> _YOUR GOAL_: Within the records that follow, restate exactly the lines from the line with "Generate a web" down to the line with "const respY = [7.81,5.27,5.65,5.52,4.63,4.22,4.70,3.52];", including both. Omit the pictures.

> _LISTING_:
— START —

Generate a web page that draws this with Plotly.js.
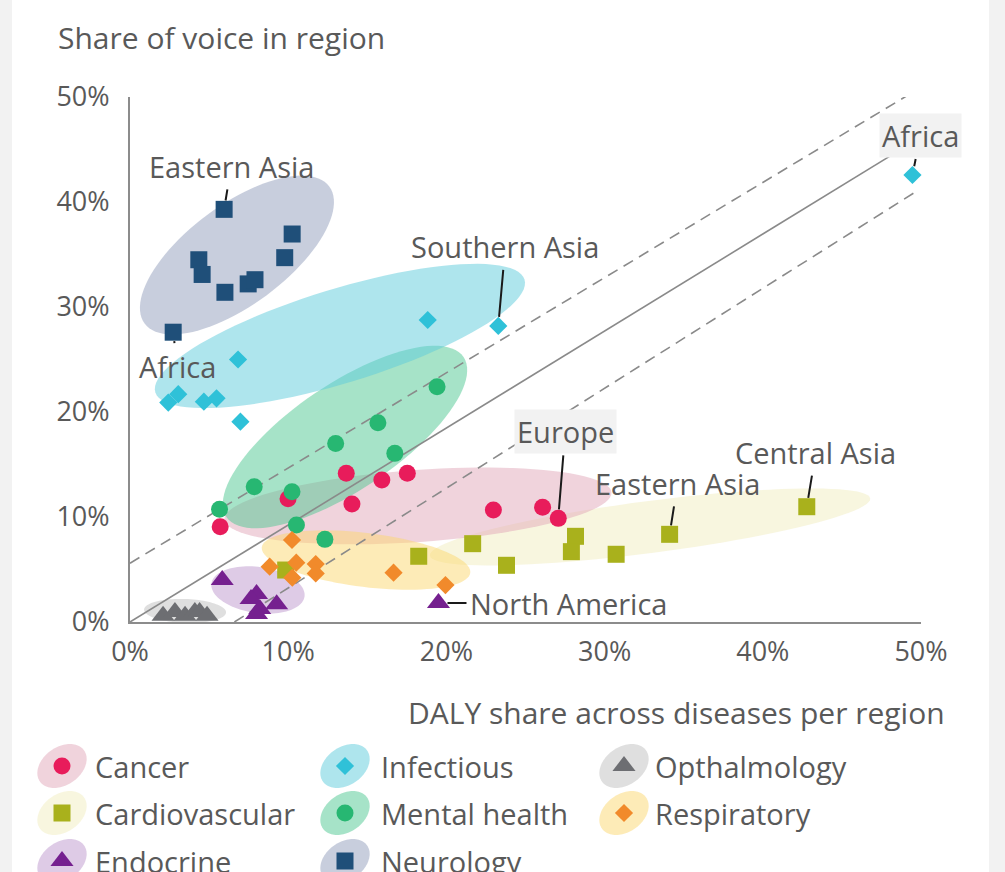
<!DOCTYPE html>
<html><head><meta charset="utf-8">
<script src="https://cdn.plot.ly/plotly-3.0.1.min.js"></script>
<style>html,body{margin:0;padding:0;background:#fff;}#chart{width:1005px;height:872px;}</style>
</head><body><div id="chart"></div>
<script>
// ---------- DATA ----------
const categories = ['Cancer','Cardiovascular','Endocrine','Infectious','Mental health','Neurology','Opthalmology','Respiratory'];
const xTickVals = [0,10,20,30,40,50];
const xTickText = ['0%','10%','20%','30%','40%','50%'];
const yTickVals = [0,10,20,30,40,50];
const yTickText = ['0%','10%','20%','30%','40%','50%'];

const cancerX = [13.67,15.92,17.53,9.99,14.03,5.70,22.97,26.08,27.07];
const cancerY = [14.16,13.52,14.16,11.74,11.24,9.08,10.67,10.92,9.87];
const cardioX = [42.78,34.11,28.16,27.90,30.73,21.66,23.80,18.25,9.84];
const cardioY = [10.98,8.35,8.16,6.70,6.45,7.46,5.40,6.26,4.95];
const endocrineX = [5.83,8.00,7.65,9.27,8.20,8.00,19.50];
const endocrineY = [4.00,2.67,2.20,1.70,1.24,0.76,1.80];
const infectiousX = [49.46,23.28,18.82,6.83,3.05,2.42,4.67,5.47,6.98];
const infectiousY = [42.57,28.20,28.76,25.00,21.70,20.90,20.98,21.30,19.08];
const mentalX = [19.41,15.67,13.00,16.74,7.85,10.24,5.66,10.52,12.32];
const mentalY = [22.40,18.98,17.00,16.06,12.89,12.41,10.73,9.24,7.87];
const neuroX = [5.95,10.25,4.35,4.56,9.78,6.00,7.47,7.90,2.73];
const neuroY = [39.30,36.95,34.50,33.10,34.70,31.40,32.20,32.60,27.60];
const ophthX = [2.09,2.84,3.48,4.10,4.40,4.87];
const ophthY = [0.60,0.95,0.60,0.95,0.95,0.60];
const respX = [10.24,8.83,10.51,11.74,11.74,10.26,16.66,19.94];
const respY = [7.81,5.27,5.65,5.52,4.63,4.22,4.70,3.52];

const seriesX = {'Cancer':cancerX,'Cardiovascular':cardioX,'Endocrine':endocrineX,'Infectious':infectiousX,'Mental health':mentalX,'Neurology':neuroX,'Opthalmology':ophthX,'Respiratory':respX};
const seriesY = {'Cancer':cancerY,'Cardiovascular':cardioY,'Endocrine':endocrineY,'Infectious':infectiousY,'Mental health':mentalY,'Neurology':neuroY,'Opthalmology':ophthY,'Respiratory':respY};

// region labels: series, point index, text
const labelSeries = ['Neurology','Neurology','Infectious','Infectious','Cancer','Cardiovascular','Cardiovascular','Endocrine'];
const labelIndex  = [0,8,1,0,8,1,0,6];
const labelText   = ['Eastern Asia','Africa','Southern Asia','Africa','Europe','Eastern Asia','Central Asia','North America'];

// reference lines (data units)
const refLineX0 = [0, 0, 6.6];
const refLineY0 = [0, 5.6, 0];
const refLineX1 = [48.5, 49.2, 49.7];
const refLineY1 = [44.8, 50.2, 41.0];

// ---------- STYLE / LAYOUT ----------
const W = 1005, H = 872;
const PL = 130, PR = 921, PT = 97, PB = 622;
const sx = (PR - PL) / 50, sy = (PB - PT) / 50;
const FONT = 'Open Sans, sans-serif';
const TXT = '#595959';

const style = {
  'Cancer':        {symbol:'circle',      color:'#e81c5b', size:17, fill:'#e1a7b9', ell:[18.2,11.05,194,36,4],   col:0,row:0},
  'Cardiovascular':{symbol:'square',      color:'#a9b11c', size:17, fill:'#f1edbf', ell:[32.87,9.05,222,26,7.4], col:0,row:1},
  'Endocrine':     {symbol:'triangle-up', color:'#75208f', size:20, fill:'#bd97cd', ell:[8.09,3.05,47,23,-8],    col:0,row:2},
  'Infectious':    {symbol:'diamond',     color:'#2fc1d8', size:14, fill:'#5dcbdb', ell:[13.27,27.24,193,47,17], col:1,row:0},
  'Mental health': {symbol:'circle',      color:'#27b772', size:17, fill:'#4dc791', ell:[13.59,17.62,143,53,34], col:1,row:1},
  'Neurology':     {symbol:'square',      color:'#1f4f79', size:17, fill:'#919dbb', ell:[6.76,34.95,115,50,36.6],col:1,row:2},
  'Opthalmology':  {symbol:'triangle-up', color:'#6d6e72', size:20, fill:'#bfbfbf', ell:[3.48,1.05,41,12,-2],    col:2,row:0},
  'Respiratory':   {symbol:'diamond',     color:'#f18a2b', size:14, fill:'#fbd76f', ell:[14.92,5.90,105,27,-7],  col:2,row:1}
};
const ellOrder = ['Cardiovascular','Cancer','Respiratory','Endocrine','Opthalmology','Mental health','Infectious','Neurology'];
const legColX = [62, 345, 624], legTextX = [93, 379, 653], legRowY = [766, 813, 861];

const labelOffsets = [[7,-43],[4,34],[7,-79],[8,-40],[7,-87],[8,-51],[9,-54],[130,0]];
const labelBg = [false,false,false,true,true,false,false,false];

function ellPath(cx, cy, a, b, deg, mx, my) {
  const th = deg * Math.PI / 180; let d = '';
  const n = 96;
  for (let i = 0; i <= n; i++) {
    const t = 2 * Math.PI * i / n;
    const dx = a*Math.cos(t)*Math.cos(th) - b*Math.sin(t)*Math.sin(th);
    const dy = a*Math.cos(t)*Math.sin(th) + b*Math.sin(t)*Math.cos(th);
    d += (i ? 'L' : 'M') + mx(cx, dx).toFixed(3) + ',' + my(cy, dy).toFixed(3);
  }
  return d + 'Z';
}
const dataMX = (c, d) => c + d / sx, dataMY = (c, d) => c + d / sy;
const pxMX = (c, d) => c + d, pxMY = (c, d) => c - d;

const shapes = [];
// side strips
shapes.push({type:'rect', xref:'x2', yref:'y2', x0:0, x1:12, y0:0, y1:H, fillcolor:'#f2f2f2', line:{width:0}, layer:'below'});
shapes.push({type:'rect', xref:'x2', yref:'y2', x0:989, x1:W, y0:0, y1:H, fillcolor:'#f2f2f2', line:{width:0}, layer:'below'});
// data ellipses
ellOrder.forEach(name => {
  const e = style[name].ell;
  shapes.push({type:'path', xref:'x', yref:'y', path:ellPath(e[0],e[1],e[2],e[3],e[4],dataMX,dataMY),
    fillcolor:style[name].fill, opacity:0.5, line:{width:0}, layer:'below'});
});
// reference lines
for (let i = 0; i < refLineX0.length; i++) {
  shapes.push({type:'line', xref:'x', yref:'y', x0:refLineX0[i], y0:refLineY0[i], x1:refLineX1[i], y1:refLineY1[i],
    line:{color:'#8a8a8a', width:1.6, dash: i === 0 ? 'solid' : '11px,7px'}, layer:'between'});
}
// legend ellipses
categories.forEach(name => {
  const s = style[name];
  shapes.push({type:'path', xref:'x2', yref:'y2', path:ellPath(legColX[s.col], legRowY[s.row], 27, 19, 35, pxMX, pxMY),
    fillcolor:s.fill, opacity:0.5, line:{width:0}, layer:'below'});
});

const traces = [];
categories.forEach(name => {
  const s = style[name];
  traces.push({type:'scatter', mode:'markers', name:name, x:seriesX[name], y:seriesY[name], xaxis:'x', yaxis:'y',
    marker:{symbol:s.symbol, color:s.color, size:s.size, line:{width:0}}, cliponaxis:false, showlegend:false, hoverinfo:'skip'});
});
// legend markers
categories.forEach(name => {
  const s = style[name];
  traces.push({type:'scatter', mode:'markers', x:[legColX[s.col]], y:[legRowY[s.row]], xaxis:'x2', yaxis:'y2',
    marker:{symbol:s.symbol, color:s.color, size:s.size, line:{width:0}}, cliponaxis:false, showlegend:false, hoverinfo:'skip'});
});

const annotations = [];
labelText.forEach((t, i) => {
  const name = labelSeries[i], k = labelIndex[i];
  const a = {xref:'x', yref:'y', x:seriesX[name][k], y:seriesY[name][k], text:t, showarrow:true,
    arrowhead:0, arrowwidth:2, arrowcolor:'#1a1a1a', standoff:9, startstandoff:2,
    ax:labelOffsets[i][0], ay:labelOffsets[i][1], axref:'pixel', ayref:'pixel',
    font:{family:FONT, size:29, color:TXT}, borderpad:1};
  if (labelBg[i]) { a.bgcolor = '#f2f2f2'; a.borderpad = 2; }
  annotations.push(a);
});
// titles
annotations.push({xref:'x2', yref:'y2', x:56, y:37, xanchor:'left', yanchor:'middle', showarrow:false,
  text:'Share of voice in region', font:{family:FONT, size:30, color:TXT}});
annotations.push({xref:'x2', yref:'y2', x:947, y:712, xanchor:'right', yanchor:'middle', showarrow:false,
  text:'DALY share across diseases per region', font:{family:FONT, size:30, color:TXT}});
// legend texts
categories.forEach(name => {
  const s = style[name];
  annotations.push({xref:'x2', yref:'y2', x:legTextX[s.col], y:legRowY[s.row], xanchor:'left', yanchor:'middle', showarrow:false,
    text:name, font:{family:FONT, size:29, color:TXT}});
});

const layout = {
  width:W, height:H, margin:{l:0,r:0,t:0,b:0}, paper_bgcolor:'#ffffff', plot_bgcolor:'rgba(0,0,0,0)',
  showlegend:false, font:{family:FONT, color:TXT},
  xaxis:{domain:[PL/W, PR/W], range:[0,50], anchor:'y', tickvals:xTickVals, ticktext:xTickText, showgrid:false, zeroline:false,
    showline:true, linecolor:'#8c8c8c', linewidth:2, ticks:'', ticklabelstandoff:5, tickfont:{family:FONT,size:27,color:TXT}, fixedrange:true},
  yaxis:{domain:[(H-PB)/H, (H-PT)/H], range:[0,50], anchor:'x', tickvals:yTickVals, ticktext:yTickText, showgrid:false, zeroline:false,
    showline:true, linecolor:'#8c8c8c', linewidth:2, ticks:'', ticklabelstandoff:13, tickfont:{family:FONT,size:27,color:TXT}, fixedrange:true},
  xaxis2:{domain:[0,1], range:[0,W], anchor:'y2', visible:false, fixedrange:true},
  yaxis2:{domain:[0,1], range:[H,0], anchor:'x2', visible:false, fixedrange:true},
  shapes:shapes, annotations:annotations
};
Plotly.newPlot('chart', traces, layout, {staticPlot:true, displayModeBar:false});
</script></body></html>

— END —
— START —

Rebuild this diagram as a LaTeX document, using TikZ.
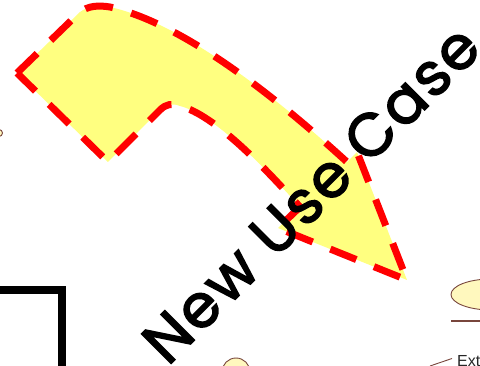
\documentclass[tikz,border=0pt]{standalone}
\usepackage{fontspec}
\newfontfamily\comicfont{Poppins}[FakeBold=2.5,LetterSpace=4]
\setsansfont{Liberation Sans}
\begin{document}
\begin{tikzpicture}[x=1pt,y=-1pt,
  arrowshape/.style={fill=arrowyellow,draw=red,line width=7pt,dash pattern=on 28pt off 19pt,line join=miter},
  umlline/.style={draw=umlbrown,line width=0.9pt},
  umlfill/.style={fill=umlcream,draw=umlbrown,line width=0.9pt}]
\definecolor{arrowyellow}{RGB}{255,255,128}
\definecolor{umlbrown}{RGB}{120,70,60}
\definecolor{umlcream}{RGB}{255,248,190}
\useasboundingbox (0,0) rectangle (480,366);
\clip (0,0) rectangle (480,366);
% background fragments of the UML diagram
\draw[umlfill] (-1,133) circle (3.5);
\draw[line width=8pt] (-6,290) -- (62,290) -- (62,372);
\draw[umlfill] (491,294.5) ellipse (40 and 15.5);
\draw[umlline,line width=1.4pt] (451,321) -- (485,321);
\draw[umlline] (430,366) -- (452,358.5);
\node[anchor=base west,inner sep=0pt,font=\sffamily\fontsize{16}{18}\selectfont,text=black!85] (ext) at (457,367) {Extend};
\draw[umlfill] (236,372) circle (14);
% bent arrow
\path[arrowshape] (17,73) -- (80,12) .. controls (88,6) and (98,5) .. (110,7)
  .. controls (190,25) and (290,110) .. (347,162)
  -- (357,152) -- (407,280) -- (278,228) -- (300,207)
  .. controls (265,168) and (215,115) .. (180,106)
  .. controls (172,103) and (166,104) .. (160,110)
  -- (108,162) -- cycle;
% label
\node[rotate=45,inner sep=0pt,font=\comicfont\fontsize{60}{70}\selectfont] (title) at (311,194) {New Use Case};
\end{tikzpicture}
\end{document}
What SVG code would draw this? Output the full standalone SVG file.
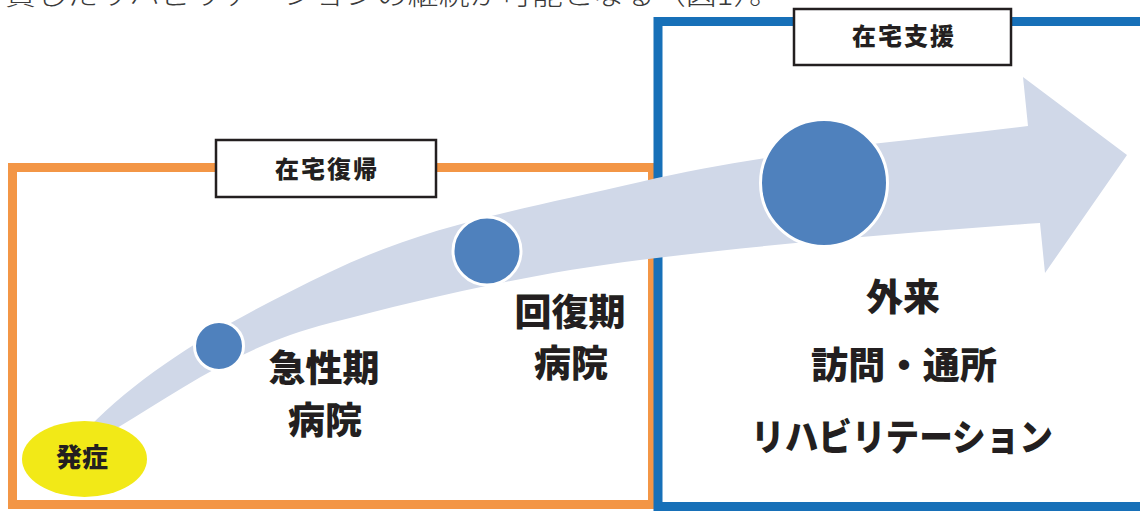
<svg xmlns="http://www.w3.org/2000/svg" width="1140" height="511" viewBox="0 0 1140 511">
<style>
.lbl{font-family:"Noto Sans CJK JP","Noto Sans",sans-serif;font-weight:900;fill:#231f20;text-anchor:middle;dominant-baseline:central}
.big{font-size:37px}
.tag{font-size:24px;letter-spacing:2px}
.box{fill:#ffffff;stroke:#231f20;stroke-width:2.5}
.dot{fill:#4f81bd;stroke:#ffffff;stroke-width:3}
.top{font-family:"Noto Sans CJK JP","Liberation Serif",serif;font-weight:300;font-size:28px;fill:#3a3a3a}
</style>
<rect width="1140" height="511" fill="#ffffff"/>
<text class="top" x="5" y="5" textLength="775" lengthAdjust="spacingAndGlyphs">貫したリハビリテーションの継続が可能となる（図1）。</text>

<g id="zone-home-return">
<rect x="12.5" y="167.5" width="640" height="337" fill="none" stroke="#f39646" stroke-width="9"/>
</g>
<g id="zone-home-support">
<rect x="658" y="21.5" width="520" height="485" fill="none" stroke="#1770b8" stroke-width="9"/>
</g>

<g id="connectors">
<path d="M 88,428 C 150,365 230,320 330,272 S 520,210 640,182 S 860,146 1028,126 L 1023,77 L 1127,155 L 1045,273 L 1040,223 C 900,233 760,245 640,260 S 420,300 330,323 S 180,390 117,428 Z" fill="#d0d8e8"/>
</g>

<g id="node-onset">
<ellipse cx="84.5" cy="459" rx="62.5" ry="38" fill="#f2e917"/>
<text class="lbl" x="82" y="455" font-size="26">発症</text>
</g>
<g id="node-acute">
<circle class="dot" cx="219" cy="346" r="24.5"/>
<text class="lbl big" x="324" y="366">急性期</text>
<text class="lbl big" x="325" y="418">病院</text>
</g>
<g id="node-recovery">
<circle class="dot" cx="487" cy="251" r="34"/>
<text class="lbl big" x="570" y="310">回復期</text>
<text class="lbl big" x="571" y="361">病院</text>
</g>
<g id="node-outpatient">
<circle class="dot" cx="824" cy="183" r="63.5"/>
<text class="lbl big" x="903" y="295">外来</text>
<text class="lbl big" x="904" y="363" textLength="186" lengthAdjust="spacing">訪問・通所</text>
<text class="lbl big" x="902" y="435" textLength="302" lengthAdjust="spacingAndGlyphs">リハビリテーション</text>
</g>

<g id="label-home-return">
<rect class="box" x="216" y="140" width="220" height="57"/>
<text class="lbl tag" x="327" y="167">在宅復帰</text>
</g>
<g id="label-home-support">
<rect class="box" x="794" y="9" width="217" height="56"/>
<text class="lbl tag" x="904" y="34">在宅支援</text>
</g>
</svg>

— END —

> _CORRECT RESULT_:
Generate a web page that draws this with Plotly.js.
<!DOCTYPE html>
<html><head><meta charset="utf-8">
<script src="https://cdn.plot.ly/plotly-3.0.1.min.js"></script>
<style>html,body{margin:0;padding:0;background:#fff;}#chart{width:1005px;height:872px;}</style>
</head><body><div id="chart"></div>
<script>
// ---------- DATA ----------
const categories = ['Cancer','Cardiovascular','Endocrine','Infectious','Mental health','Neurology','Opthalmology','Respiratory'];
const xTickVals = [0,10,20,30,40,50];
const xTickText = ['0%','10%','20%','30%','40%','50%'];
const yTickVals = [0,10,20,30,40,50];
const yTickText = ['0%','10%','20%','30%','40%','50%'];

const cancerX = [13.67,15.92,17.53,9.99,14.03,5.70,22.97,26.08,27.07];
const cancerY = [14.16,13.52,14.16,11.74,11.24,9.08,10.67,10.92,9.87];
const cardioX = [42.78,34.11,28.16,27.90,30.73,21.66,23.80,18.25,9.84];
const cardioY = [10.98,8.35,8.16,6.70,6.45,7.46,5.40,6.26,4.95];
const endocrineX = [5.83,8.00,7.65,9.27,8.20,8.00,19.50];
const endocrineY = [4.00,2.67,2.20,1.70,1.24,0.76,1.80];
const infectiousX = [49.46,23.28,18.82,6.83,3.05,2.42,4.67,5.47,6.98];
const infectiousY = [42.57,28.20,28.76,25.00,21.70,20.90,20.98,21.30,19.08];
const mentalX = [19.41,15.67,13.00,16.74,7.85,10.24,5.66,10.52,12.32];
const mentalY = [22.40,18.98,17.00,16.06,12.89,12.41,10.73,9.24,7.87];
const neuroX = [5.95,10.25,4.35,4.56,9.78,6.00,7.47,7.90,2.73];
const neuroY = [39.30,36.95,34.50,33.10,34.70,31.40,32.20,32.60,27.60];
const ophthX = [2.09,2.84,3.48,4.10,4.40,4.87];
const ophthY = [0.60,0.95,0.60,0.95,0.95,0.60];
const respX = [10.24,8.83,10.51,11.74,11.74,10.26,16.66,19.94];
const respY = [7.81,5.27,5.65,5.52,4.63,4.22,4.70,3.52];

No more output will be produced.